▶ [THE EXERCISE]:
Print the lines of the listing below verbatim from its first line through the line bearing "(0,0) rectangle (1876,1260);". Any pictures are to be omitted.

Records from a dataset:
▶
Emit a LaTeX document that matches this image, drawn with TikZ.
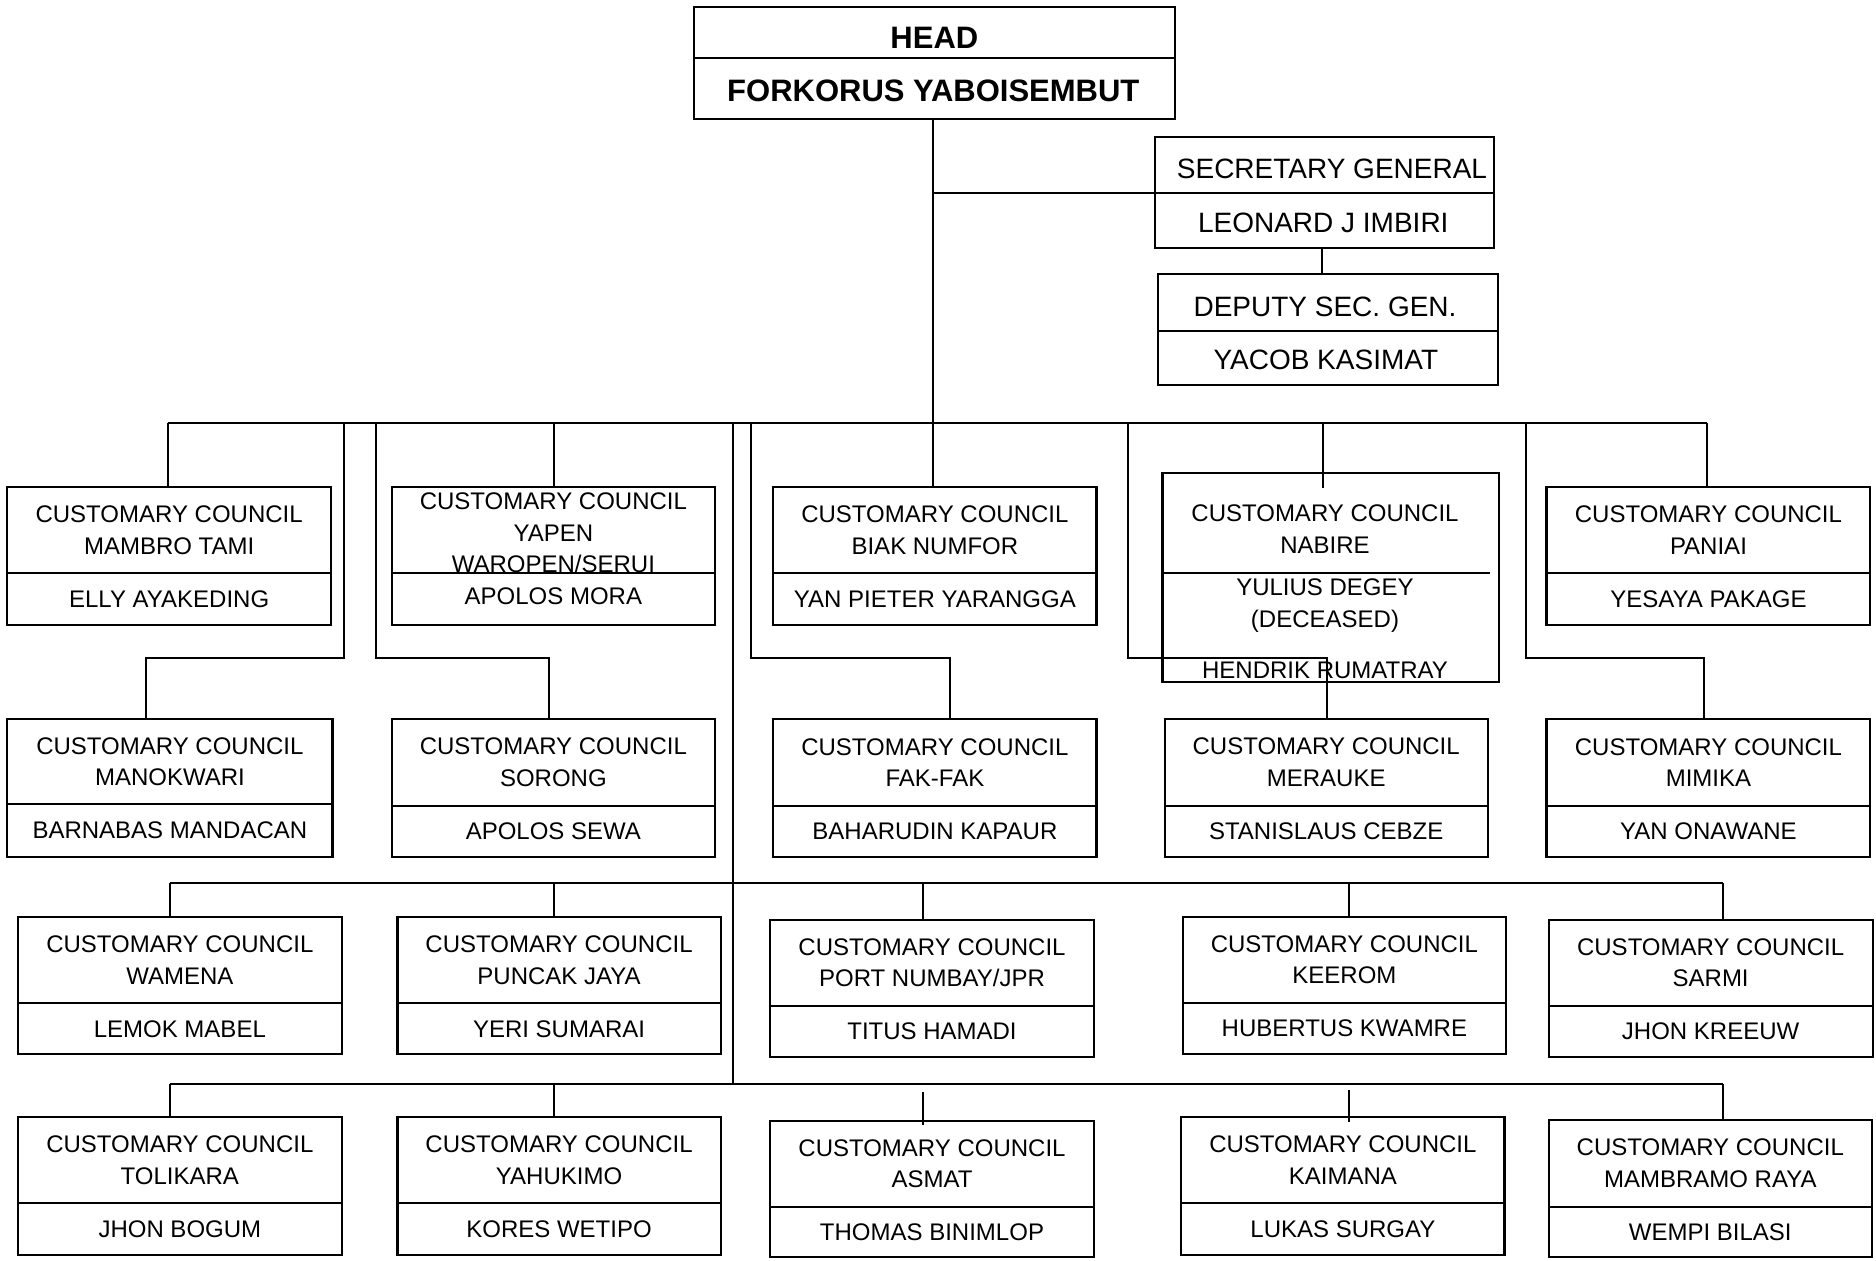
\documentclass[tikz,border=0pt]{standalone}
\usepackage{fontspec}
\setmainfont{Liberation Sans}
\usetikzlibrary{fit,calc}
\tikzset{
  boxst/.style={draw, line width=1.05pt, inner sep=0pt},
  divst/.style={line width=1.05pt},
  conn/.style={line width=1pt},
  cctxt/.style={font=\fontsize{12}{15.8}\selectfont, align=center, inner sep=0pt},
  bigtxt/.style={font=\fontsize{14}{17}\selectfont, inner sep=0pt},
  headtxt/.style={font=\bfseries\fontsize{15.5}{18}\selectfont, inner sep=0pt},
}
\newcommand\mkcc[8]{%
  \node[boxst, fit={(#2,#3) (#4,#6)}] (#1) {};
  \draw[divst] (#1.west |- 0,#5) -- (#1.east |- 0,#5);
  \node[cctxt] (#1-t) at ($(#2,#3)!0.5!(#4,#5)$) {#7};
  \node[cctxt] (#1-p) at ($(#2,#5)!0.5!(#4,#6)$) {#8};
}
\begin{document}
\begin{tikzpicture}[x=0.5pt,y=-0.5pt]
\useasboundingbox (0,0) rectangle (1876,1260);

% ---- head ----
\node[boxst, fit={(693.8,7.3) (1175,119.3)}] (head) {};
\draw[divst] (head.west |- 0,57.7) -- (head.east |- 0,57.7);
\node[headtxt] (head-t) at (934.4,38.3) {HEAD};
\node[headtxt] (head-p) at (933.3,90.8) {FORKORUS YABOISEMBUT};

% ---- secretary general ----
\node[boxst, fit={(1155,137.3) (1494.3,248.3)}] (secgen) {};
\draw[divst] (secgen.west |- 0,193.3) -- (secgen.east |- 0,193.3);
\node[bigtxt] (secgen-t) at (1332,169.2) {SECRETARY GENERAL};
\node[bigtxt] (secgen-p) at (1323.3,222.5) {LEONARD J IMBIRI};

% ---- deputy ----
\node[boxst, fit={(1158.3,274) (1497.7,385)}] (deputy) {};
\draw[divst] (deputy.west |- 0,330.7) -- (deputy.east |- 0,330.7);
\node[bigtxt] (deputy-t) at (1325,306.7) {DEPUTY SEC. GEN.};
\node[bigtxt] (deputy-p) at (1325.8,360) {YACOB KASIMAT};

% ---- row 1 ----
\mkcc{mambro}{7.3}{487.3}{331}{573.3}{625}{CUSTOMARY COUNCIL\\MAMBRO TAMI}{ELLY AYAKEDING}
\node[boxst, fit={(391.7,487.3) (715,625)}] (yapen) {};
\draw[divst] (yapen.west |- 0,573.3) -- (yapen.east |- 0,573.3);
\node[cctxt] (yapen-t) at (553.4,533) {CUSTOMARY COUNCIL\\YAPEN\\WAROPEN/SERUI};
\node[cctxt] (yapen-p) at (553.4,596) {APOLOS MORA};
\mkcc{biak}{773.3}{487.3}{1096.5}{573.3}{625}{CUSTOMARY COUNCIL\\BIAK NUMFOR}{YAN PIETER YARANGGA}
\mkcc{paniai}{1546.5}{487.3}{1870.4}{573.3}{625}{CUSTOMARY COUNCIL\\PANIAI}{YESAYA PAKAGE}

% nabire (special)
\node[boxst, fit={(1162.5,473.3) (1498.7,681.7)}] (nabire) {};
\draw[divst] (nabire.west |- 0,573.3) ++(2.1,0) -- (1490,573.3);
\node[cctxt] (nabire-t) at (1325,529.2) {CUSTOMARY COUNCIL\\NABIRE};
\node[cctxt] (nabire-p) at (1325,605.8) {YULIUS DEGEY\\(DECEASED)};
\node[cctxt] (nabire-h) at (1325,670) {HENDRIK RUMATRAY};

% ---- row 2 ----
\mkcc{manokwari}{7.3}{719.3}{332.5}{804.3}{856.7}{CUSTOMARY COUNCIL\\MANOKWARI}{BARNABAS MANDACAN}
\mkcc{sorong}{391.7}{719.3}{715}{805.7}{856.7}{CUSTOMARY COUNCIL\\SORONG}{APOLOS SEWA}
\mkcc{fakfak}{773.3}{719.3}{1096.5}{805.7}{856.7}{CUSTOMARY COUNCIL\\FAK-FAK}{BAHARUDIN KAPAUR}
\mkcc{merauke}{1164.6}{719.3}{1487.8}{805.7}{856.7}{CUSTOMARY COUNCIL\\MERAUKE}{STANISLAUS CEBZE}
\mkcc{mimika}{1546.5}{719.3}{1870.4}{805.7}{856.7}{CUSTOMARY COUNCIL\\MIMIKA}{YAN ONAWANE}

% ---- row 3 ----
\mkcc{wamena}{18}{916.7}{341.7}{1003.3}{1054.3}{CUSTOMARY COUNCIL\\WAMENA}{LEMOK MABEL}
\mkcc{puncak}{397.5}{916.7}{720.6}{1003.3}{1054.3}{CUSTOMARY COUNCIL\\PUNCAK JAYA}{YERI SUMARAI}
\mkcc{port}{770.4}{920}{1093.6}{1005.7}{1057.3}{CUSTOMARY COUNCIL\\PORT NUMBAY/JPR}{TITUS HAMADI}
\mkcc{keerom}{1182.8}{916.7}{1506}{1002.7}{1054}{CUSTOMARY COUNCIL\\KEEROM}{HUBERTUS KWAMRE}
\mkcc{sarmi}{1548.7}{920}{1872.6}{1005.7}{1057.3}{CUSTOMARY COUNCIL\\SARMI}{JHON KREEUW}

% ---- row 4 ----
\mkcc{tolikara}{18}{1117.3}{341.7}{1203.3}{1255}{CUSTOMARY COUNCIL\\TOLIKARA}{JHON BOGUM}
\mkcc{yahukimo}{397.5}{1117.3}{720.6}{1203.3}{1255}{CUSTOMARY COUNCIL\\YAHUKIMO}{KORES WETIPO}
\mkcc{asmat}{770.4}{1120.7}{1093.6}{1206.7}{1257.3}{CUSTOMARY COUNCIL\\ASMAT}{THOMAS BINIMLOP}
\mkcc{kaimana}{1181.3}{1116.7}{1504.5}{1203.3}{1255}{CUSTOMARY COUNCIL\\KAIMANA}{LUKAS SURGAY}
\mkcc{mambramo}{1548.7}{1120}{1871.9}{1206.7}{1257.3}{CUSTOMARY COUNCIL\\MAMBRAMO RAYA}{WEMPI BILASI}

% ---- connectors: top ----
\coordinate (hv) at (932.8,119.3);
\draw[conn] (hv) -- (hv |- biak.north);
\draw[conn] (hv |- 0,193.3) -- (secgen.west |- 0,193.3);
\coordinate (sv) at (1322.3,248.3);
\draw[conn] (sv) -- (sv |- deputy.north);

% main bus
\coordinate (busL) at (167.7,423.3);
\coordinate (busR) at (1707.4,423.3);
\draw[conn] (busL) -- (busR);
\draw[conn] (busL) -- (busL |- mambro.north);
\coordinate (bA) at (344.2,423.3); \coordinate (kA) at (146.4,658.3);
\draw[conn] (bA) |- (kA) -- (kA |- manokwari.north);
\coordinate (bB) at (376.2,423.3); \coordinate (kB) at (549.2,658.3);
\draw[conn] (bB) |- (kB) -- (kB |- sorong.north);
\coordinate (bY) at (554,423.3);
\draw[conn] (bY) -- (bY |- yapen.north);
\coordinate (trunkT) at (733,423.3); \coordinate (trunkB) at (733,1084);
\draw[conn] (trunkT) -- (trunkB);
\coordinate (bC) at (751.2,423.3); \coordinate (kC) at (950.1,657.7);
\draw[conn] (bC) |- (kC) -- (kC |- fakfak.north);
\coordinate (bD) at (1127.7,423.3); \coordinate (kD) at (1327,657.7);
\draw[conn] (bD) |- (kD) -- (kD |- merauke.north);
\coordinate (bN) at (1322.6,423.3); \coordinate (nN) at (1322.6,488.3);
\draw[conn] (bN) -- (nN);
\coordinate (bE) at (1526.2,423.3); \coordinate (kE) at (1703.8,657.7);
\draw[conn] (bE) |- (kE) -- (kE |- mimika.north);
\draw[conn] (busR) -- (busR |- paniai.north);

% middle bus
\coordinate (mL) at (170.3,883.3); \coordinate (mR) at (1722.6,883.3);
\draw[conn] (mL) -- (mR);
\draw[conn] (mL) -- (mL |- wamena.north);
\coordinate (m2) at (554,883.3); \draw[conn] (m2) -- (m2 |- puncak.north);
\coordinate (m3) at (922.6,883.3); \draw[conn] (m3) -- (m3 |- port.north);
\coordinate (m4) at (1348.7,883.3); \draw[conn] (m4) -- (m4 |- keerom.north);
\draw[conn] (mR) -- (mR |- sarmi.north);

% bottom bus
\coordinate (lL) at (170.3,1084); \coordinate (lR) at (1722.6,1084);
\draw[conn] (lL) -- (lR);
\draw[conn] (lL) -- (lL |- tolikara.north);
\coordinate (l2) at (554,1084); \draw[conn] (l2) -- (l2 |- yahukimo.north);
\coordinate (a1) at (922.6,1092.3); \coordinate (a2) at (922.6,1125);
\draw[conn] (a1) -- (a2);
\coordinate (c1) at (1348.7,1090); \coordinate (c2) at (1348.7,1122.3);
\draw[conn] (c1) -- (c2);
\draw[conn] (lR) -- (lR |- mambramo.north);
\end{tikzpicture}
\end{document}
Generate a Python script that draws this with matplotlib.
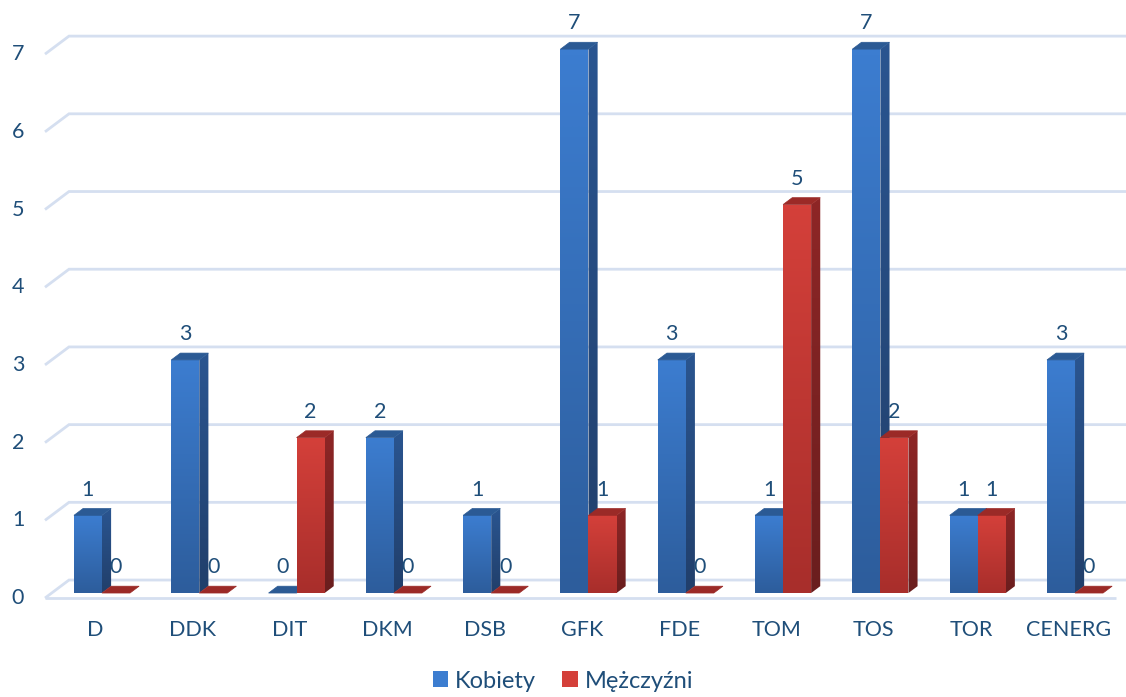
◀
▶ [FULL OUTPUT]:
Emit a LaTeX document that matches this image, drawn with TikZ.
\documentclass[tikz,border=0pt]{standalone}
\usepackage{fontspec}
\setmainfont{Liberation Sans}
\usetikzlibrary{fit,calc}
\tikzset{
  boxst/.style={draw, line width=1.05pt, inner sep=0pt},
  divst/.style={line width=1.05pt},
  conn/.style={line width=1pt},
  cctxt/.style={font=\fontsize{12}{15.8}\selectfont, align=center, inner sep=0pt},
  bigtxt/.style={font=\fontsize{14}{17}\selectfont, inner sep=0pt},
  headtxt/.style={font=\bfseries\fontsize{15.5}{18}\selectfont, inner sep=0pt},
}
\newcommand\mkcc[8]{%
  \node[boxst, fit={(#2,#3) (#4,#6)}] (#1) {};
  \draw[divst] (#1.west |- 0,#5) -- (#1.east |- 0,#5);
  \node[cctxt] (#1-t) at ($(#2,#3)!0.5!(#4,#5)$) {#7};
  \node[cctxt] (#1-p) at ($(#2,#5)!0.5!(#4,#6)$) {#8};
}
\begin{document}
\begin{tikzpicture}[x=0.5pt,y=-0.5pt]
\useasboundingbox (0,0) rectangle (1876,1260);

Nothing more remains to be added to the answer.